Today’s figures mean the Bank of England is increasingly likely to inject billions of pounds more into the UK economy through quantitative easing in February, after declining to do so earlier this month.

Minutes from that meeting showed the Bank’s Monetary Policy Committee found that “substantial” risks to the UK economy remained and it would be some time before uncertainties surrounding the risks are resolved.

These uncertainties included how strongly UK output growth would recover in the second half of 2012 and whether euro-area governments would be able to tackle their debts and balance their economies.

Mr Osborne said: “These are disappointing figures about what happened to the economy at the end of last year, but they are not entirely unexpected because of what’s happening in the world and what’s happening in the eurozone crisis.

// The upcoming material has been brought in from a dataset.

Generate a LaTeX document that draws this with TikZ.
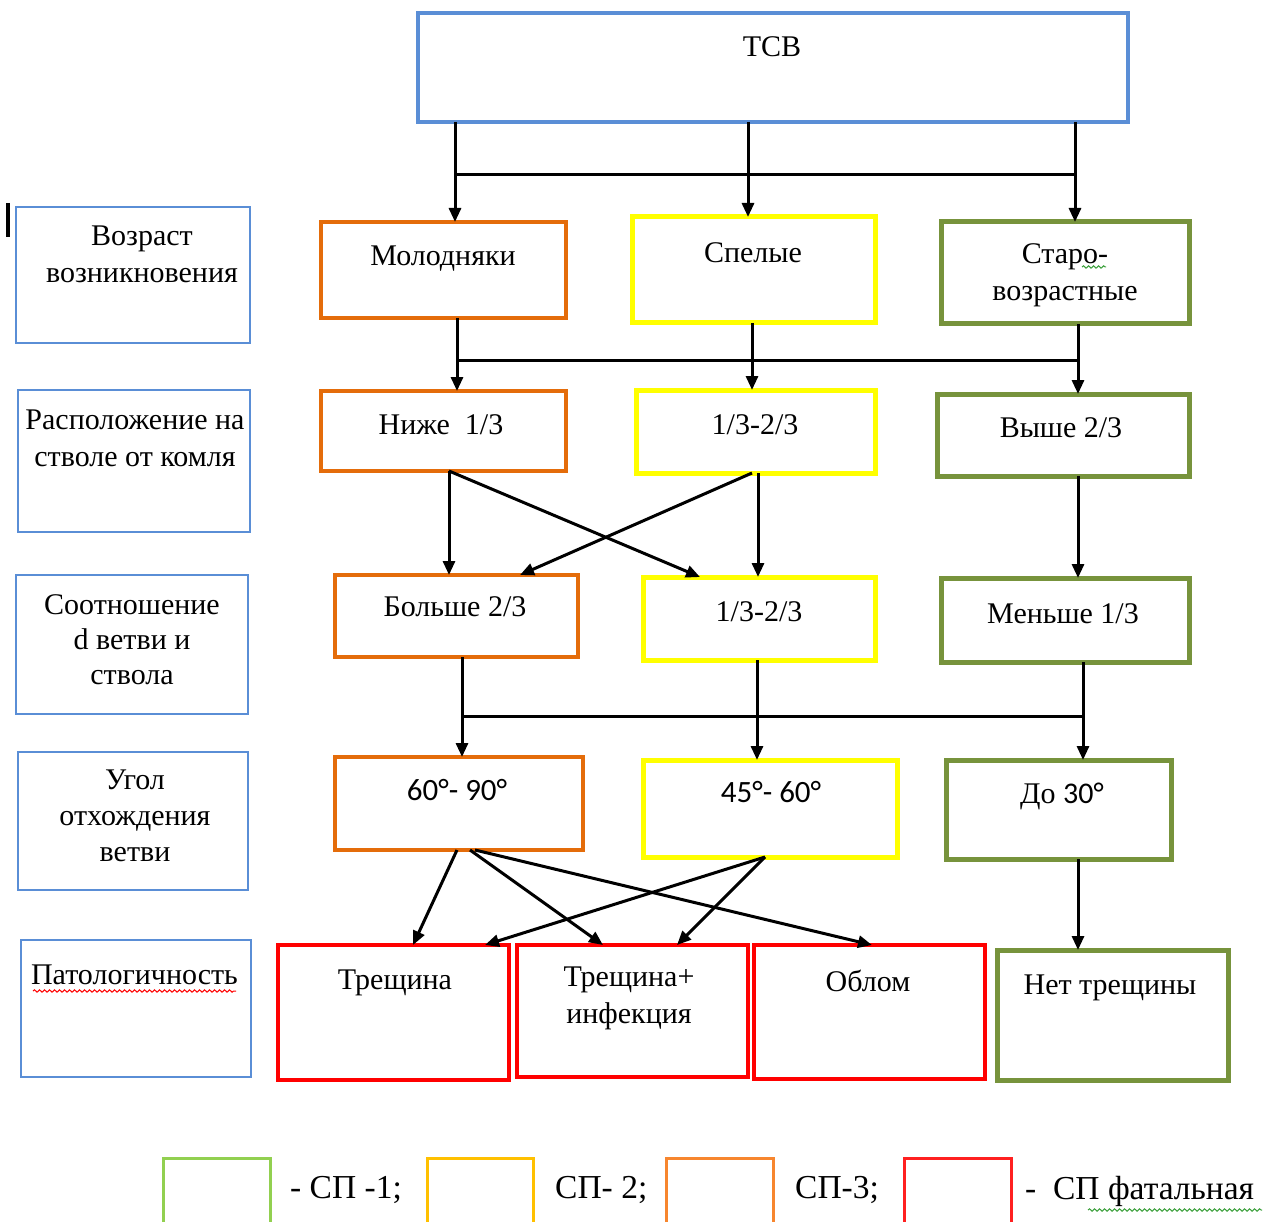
\documentclass[tikz,border=0pt]{standalone}
\usepackage{fontspec}
\setmainfont{Liberation Serif}
\newfontfamily\anglefont{Carlito}
\usetikzlibrary{arrows.meta,fit,decorations.pathmorphing}

\definecolor{cblue}{HTML}{5A8ED6}
\definecolor{corange}{HTML}{E46C0A}
\definecolor{cyellow}{HTML}{FFFF00}
\definecolor{cgreen}{HTML}{77933C}
\definecolor{cred}{HTML}{FF0000}
\definecolor{lgreen}{HTML}{92D050}
\definecolor{lgold}{HTML}{FFC000}
\definecolor{lorange}{HTML}{F7862E}
\definecolor{lred}{HTML}{FF2020}
\definecolor{spell}{HTML}{3CA03C}

\begin{document}
\begin{tikzpicture}[x=1pt,y=-1pt,
  frame/.style={draw, inner sep=0pt, outer sep=0pt, line width=4.5pt},
  headbox/.style={frame, draw=cblue, line width=4pt},
  sidebox/.style={frame, draw=cblue, line width=2pt},
  orbox/.style={frame, draw=corange},
  yebox/.style={frame, draw=cyellow, line width=5pt},
  grbox/.style={frame, draw=cgreen, line width=5pt},
  rdbox/.style={frame, draw=cred},
  legbox/.style={frame, line width=3pt},
  txt/.style={anchor=north, inner sep=0pt, align=center,
              font=\fontsize{30}{37}\selectfont},
  angtxt/.style={txt, font=\anglefont\fontsize{31}{37}\selectfont},
  legtxt/.style={anchor=north west, inner sep=0pt,
              font=\fontsize{33.5}{38}\selectfont},
  arr/.style={line width=3pt, -{Triangle[length=14pt,width=12pt]}},
  bar/.style={line width=3pt},
  wavy/.style={line width=1pt, decorate,
               decoration={snake, amplitude=1.2pt, segment length=5pt}}
]
\useasboundingbox (0,0) rectangle (1279,1222);
\clip (0,0) rectangle (1279,1222);
\fill[white] (0,0) rectangle (1279,1222);

% ---- top box ----
\node[headbox, fit={(418,13) (1128,122)}] (tcb) {};
\node[txt] (tcb-t) at (772,36) {ТСВ};

% ---- criteria column ----
\node[sidebox, fit={(16,207) (250,343)}] (age) {};
\node[txt] (age-t) at (142,226) {Возраст\\возникновения};
\node[sidebox, fit={(18,390) (250,532)}] (pos) {};
\node[txt] (pos-t) at (135,410) {Расположение на\\стволе от комля};
\node[sidebox, fit={(16,575) (248,714)}] (rat) {};
\node[txt, font=\fontsize{30}{35}\selectfont] (rat-t) at (132,594) {Соотношение\\d ветви и\\ствола};
\node[sidebox, fit={(18,752) (248,890)}] (ang) {};
\node[txt, font=\fontsize{30}{36}\selectfont] (ang-t) at (135,770) {Угол\\отхождения\\ветви};
\node[sidebox, fit={(21,940) (251,1077)}] (pat) {};
\node[txt] (pat-t) at (134.5,965) {Патологичность};

% ---- row 1: age ----
\node[orbox, fit={(321,222) (566,318)}] (mol) {};
\node[txt] (mol-t) at (443,246) {Молодняки};
\node[yebox, fit={(632,217) (875,323)}] (spel) {};
\node[txt] (spel-t) at (753,242) {Спелые};
\node[grbox, fit={(941,222) (1189,324)}] (staro) {};
\node[txt] (staro-t) at (1065,243) {Старо-\\возрастные};

% ---- row 2: position on the trunk ----
\node[orbox, fit={(321,391) (566,471)}] (niz) {};
\node[txt] (niz-t) at (441,414) {Ниже\ \ 1/3};
\node[yebox, fit={(636,390) (875,473)}] (mid2) {};
\node[txt] (mid2-t) at (755,414) {1/3-2/3};
\node[grbox, fit={(937,394) (1189,476)}] (vysh) {};
\node[txt] (vysh-t) at (1061,417) {Выше 2/3};

% ---- row 3: diameter ratio ----
\node[orbox, fit={(335,575) (578,657)}] (bol) {};
\node[txt] (bol-t) at (455,596) {Больше 2/3};
\node[yebox, fit={(643,577) (875,660)}] (mid3) {};
\node[txt] (mid3-t) at (759,601) {1/3-2/3};
\node[grbox, fit={(941,578) (1189,662)}] (men) {};
\node[txt] (men-t) at (1063,603) {Меньше 1/3};

% ---- row 4: branch angle ----
\node[orbox, fit={(335,757) (583,850)}] (a6090) {};
\node[angtxt] (a6090-t) at (457,779) {60°- 90°};
\node[yebox, fit={(643,760) (897,857)}] (a4560) {};
\node[angtxt] (a4560-t) at (771,781) {45°- 60°};
\node[grbox, fit={(946,760) (1171,859)}] (do30) {};
\node[txt] (do30-t) at (1062,783) {До {\anglefont 30°}};

% ---- row 5: pathology ----
\node[rdbox, fit={(278,945) (509,1080)}] (tr) {};
\node[txt] (tr-t) at (395,970) {Трещина};
\node[rdbox, fit={(517,945) (748,1077)}] (tri) {};
\node[txt] (tri-t) at (629,967) {Трещина+\\инфекция};
\node[rdbox, fit={(754,945) (985,1079)}] (obl) {};
\node[txt] (obl-t) at (868,970) {Облом};
\node[grbox, fit={(997,950) (1228,1080)}] (net) {};
\node[txt] (net-t) at (1110,975) {Нет трещины};

% ---- connector junctions ----
\coordinate (b1) at (455,175);  \coordinate (b2) at (1075,175);
\coordinate (c1) at (748,0);
\coordinate (b3) at (457,360);  \coordinate (b4) at (1078,360);
\coordinate (c2) at (752,0);
\coordinate (c3) at (449,0);    \coordinate (c4) at (700,0);
\coordinate (c5) at (752,0);    \coordinate (c6) at (520,0);
\coordinate (c7) at (758,0);    \coordinate (c8) at (1078,0);
\coordinate (b5) at (462,716);  \coordinate (b6) at (1083,716);
\coordinate (c9) at (757,0);
\coordinate (d1) at (457,0);    \coordinate (e1) at (413,0);
\coordinate (d2) at (470,0);    \coordinate (e2) at (603,0);
\coordinate (d3) at (475,0);    \coordinate (e3) at (872,0);
\coordinate (d4) at (765,0);    \coordinate (e4) at (485,0);
\coordinate (e5) at (677,0);
\coordinate (d6) at (1078,0);

% TCB -> age classes
\draw[bar] (b1) -- (b2);
\draw[arr] (tcb.south -| b1) -- (mol.north -| b1);
\draw[arr] (tcb.south -| c1) -- (spel.north -| c1);
\draw[arr] (tcb.south -| b2) -- (staro.north -| b2);

% age classes -> position
\draw[bar] (b3) -- (b4);
\draw[arr] (mol.south -| b3) -- (niz.north -| b3);
\draw[arr] (spel.south -| c2) -- (mid2.north -| c2);
\draw[arr] (staro.south -| b4) -- (vysh.north -| b4);

% position -> diameter ratio
\draw[arr] (niz.south -| c3) -- (bol.north -| c3);
\draw[arr] (niz.south -| c3) -- (mid3.north -| c4);
\draw[arr] (mid2.south -| c5) -- (bol.north -| c6);
\draw[arr] (mid2.south -| c7) -- (mid3.north -| c7);
\draw[arr] (vysh.south -| c8) -- (men.north -| c8);

% diameter ratio -> angle
\draw[bar] (b5) -- (b6);
\draw[arr] (bol.south -| b5) -- (a6090.north -| b5);
\draw[arr] (mid3.south -| c9) -- (a4560.north -| c9);
\draw[arr] (men.south -| b6) -- (do30.north -| b6);

% angle -> pathology
\draw[arr] (a6090.south -| d1) -- (tr.north -| e1);
\draw[arr] (a6090.south -| d2) -- (tri.north -| e2);
\draw[arr] (a6090.south -| d3) -- (obl.north -| e3);
\draw[arr] (a4560.south -| d4) -- (tr.north -| e4);
\draw[arr] (a4560.south -| d4) -- (tri.north -| e5);
\draw[arr] (do30.south -| d6) -- (net.north -| d6);

% ---- legend ----
\node[legbox, draw=lgreen, fit={(163,1158) (270,1232)}] (lg1) {};
\node[legtxt] (lg1-t) at (290,1176) {- СП -1;};
\node[legbox, draw=lgold, fit={(427,1158) (533,1232)}] (lg2) {};
\node[legtxt] (lg2-t) at (555,1176) {СП- 2;};
\node[legbox, draw=lorange, fit={(666,1158) (773,1232)}] (lg3) {};
\node[legtxt] (lg3-t) at (795,1176) {СП-3;};
\node[legbox, draw=lred, fit={(904,1158) (1011,1232)}] (lg4) {};
\node[legtxt] (lg4-t) at (1025,1176) {-\ \ СП фатальная};

% ---- proofing marks and caret ----
\draw[wavy, red] (33,991) -- (236,991);
\draw[wavy, spell] (1082,267) -- (1106,267);
\draw[wavy, spell] (1088,1210) -- (1262,1210);
\draw[line width=4pt] (8,203) -- (8,237);
\end{tikzpicture}
\end{document}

“And they are similar to what our independent forecaster predicted in November. Now Britain has substantial economic problems, debt built up over the past 10 years, and we are dealing with those, but the truth is that dealing with those problems is made more difficult by the situation in the eurozone.”

The International Monetary Fund downgraded its growth forecast for the UK economy yesterday, saying it now expected GDP to increase just 0.6% in 2012, compared to its previous estimate of 1.6%, as “intensifying strains” in the eurozone drag on the rest of the world.

But such is the depth of the eurozone crisis that the UK is still set to outperform its struggling rivals, with Germany set to grow by just 0.3% and France by 0.2%.